From the author’s heart murmur we get the history of the EKG machine, the process involved in listening to a heart, and then there’s that which seems innocuous, but is not: Pluto, a preoccupation with missing children headlines, door collecting, and a jellyfish at the aquarium are all implements.
“These miniature worlds formed early in the history of our solar system. They offer some of the best evidence of the origins of our solar system. Or of us. Imagine our histories folding in, folding out. This is language.”
There are the photo-perfect memories that can be told like a story and there is the invisible, internal piece of memory, the meaning, made more visible by applying the metaphor, the mask, some healthy obfuscation. Piecing together a gestalt of one’s entire, detailed experience is all too human. These ten notes are not necessarily geared toward a cohesive biography of any type, yet we learn an impressive amount about the author’s life. Liz shows us how the experience of the loss of her sister was as unexpected for her as motherhood, contriving a method to use the sharp points of her strongest joy and grief to create this package of personal litany. These collection of notes are of living with the dead, creating the living, of a well-played, tasteful sentimentality all laid open in a little box; the book itself is small and thick, a dark blue box that opens comfortably in one hand.
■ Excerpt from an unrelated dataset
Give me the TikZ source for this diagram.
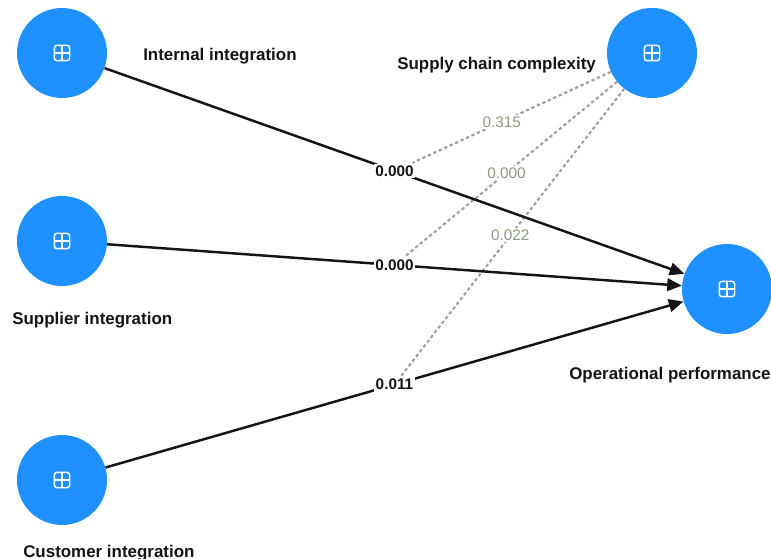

There is much more grief than motherhood, and more unexpected scientific fact above all. Scheid, with her firm, detailed grip on the facts of reality, placing them alongside the sparser facts of internal occurrence, and she doesn’t stop to ponder the how or why, just what is; no silver thread is present binding a linear story line. A lot is almost understated, but we as readers are never lost because our author does not flail or panic. In the end, the somewhat conclusive, permeating feeling found in The Shape of Blue is the author’s understanding and acceptance expressed throughout the book: “There is no completion in grief, no matter how many doors I slip through, what’s on the other side is always the same.”
Excuse me if that spoils the book, or life, for you.
Darby Laine is a poet living in Burlington, Vermont.